Of the 78 funds and accounts we reviewed this year, 21 were revolving funds, 11 were trust funds, and 46 were trust accounts. We used criteria developed by the Legislature and developed by our office from a review of public finance and accounting literature. These funds must continue to serve the purpose for which they were created and not require continuing general fund appropriations. In addition, a revolving fund must reflect a linkage between benefits and charges made on users and also be an appropriate financing mechanism for the program or operation. A trust fund must also meet the statutory definition of a trust fund. For each fund we present a five-year financial summary, the purpose of the fund, and conclusions about its use. We do not present any conclusions about the effectiveness of the program, its management, or whether the program should be continued.


We transmitted a draft of this review to the Departments of Accounting and General Services, Agriculture, Budget and Finance, and Land and Natural Resources. The Department of Accounting and General Services disagrees with our conclusion that the State Risk Management Revolving Fund does not meet the criteria for a revolving fund. The department stated that the fund is a cost-effective financing mechanism for the program and has made budgeting and expending for losses more manageable. However, the department agrees that the fund does not generally provide a clear link between the benefit sought and charges made upon users and is not self-sustaining.

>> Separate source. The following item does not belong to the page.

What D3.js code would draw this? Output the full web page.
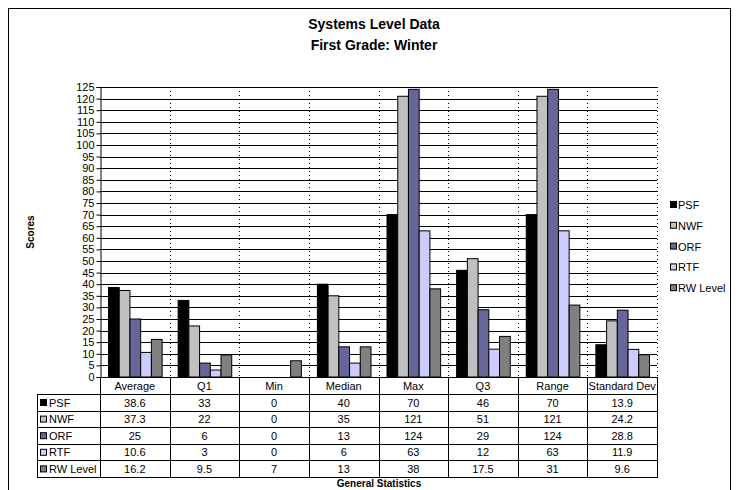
<!DOCTYPE html>
<html>
<head>
<meta charset="utf-8">
<script src="https://cdn.jsdelivr.net/npm/d3@7"></script>
<style>
  html, body { margin: 0; padding: 0; background: #fff; }
  svg { display: block; font-family: "Liberation Sans", Arial, sans-serif; }
</style>
</head>
<body>
<svg id="chart" width="738" height="490"></svg>
<script>
const categories = ["Average", "Q1", "Min", "Median", "Max", "Q3", "Range", "Standard Dev"];
const seriesNames = ["PSF", "NWF", "ORF", "RTF", "RW Level"];
const psf = [38.6, 33, 0, 40, 70, 46, 70, 13.9];
const nwf = [37.3, 22, 0, 35, 121, 51, 121, 24.2];
const orf = [25, 6, 0, 13, 124, 29, 124, 28.8];
const rtf = [10.6, 3, 0, 6, 63, 12, 63, 11.9];
const rwLevel = [16.2, 9.5, 7, 13, 38, 17.5, 31, 9.6];
const yTicks = d3.range(0, 126, 5);
const colors = ["#000000", "#C0C0C0", "#666699", "#CCCCFF", "#808080"];

(function () {
const seriesValues = [psf, nwf, orf, rtf, rwLevel];
const svg = d3.select("#chart");

// outer border
svg.append("rect").attr("x", 8.5).attr("y", 8.5).attr("width", 722).attr("height", 490)
  .attr("fill", "none").attr("stroke", "#000").attr("stroke-width", 1);

// title
svg.append("text").attr("x", 374).attr("y", 29).attr("text-anchor", "middle")
  .attr("font-size", 14).attr("font-weight", "bold").text("Systems Level Data");
svg.append("text").attr("x", 374).attr("y", 50).attr("text-anchor", "middle")
  .attr("font-size", 14).attr("font-weight", "bold").text("First Grade: Winter");

const pLeft = 100, pRight = 657, pTop = 87, pBottom = 377;
const x0 = d3.scaleBand().domain(categories).range([pLeft, pRight]).paddingInner(0).paddingOuter(0);
const bw = x0.bandwidth();
const x1 = d3.scaleBand().domain(seriesNames).range([bw * 0.115, bw * 0.885]).padding(0);
const y = d3.scaleLinear().domain([0, 125]).range([pBottom, pTop]);

// gridlines
svg.append("g").selectAll("line").data(yTicks.filter(d => d > 0)).join("line")
  .attr("x1", pLeft).attr("x2", pRight)
  .attr("y1", d => Math.round(y(d)) + 0.5).attr("y2", d => Math.round(y(d)) + 0.5)
  .attr("stroke", "#000").attr("stroke-width", 1);

// vertical dotted separators
const sepX = categories.slice(1).map(c => x0(c)).concat([pRight]);
svg.append("g").selectAll("line").data(sepX).join("line")
  .attr("x1", d => Math.round(d) + 0.5).attr("x2", d => Math.round(d) + 0.5)
  .attr("y1", pTop).attr("y2", pBottom)
  .attr("stroke", "#000").attr("stroke-width", 1).attr("stroke-dasharray", "1,3");

// bars
const groups = svg.append("g").selectAll("g").data(categories).join("g")
  .attr("transform", d => `translate(${x0(d)},0)`);
groups.selectAll("rect").data((c, ci) => seriesNames.map((s, si) => ({ s, si, v: seriesValues[si][ci] })))
  .join("rect")
  .attr("x", d => x1(d.s) + 0.5)
  .attr("y", d => y(d.v))
  .attr("width", x1.bandwidth())
  .attr("height", d => pBottom - y(d.v))
  .attr("fill", d => colors[d.si])
  .attr("stroke", d => d.v > 0 ? "#000" : "none")
  .attr("stroke-width", 1);

// y axis
const yAxis = d3.axisLeft(y).tickValues(yTicks).tickSize(4).tickPadding(2);
const ag = svg.append("g").attr("transform", `translate(${pLeft + 0.5},0)`).call(yAxis);
ag.select(".domain").attr("stroke", "#000");
ag.selectAll(".tick line").attr("stroke", "#000");
ag.selectAll("text").attr("font-size", 11).attr("fill", "#000")
  .attr("font-family", "'Liberation Sans', Arial, sans-serif");

// x axis line
svg.append("line").attr("x1", pLeft).attr("x2", pRight).attr("y1", pBottom + 0.5).attr("y2", pBottom + 0.5)
  .attr("stroke", "#000");

// y label
svg.append("text").attr("transform", "translate(34,232) rotate(-90)").attr("text-anchor", "middle")
  .attr("font-size", 10).attr("font-weight", "bold").text("Scores");

// data table
const rowH = 16.6;
const headTop = pBottom, headBot = pBottom + 17;
const tableLeft = 37;
const tg = svg.append("g");
tg.selectAll("text.h").data(categories).join("text").attr("class", "h")
  .attr("x", d => x0(d) + bw / 2).attr("y", headTop + 13).attr("text-anchor", "middle")
  .attr("font-size", 11).text(d => d);
const vxs = categories.map(c => x0(c)).concat([pRight]);
tg.selectAll("line.v").data(vxs).join("line").attr("class", "v")
  .attr("x1", d => Math.round(d) + 0.5).attr("x2", d => Math.round(d) + 0.5)
  .attr("y1", headTop).attr("y2", headBot + rowH * 5)
  .attr("stroke", "#000");
tg.append("line").attr("x1", tableLeft + 0.5).attr("x2", tableLeft + 0.5)
  .attr("y1", headBot).attr("y2", headBot + rowH * 5).attr("stroke", "#000");
tg.selectAll("line.hz").data(d3.range(6)).join("line").attr("class", "hz")
  .attr("x1", tableLeft).attr("x2", pRight + 1)
  .attr("y1", i => Math.round(headBot + i * rowH) + 0.5).attr("y2", i => Math.round(headBot + i * rowH) + 0.5)
  .attr("stroke", "#000");
seriesNames.forEach((s, si) => {
  const ry = headBot + si * rowH;
  tg.append("rect").attr("x", 40.5).attr("y", ry + 5.5).attr("width", 6).attr("height", 6)
    .attr("fill", colors[si]).attr("stroke", "#000").attr("stroke-width", 1);
  tg.append("text").attr("x", 49).attr("y", ry + 12.5).attr("font-size", 11).text(s);
  tg.append("g").selectAll("text").data(categories).join("text")
    .attr("x", c => x0(c) + bw / 2).attr("y", ry + 12.5).attr("text-anchor", "middle")
    .attr("font-size", 11).text((c, ci) => seriesValues[si][ci]);
});
svg.append("text").attr("x", 379).attr("y", 487).attr("text-anchor", "middle")
  .attr("font-size", 10).attr("font-weight", "bold").text("General Statistics");

// legend
const lg = svg.append("g");
seriesNames.forEach((s, si) => {
  const ly = 205 + si * 20.8;
  lg.append("rect").attr("x", 670.5).attr("y", ly - 3.5).attr("width", 6).attr("height", 6)
    .attr("fill", colors[si]).attr("stroke", "#000").attr("stroke-width", 1);
  lg.append("text").attr("x", 678).attr("y", ly + 4).attr("font-size", 11).text(s);
});
})();
</script>
</body>
</html>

The Department of Agriculture noted that once a specific Agribusiness Development Corporation project is identified, determined feasible, and implemented successfully, charges will be assessed and deposited into the Hawaii Agricultural Development Revolving Fund. The department also pointed out that the Temporary Deposit, Meat Grading account is needed to collect fees and make payments to the U.S. Department of Agriculture for meat grading services. It reports that only a small portion of the meat grader's services is subsidized by the State.

Points of clarification provided by the Department of Accounting and General Services and Department of Agriculture were incorporated into the report. Updated financial information provided by the Department of Budget and Finance was also incorporated into the report. The Department of Land and Natural Resources did not submit a written response.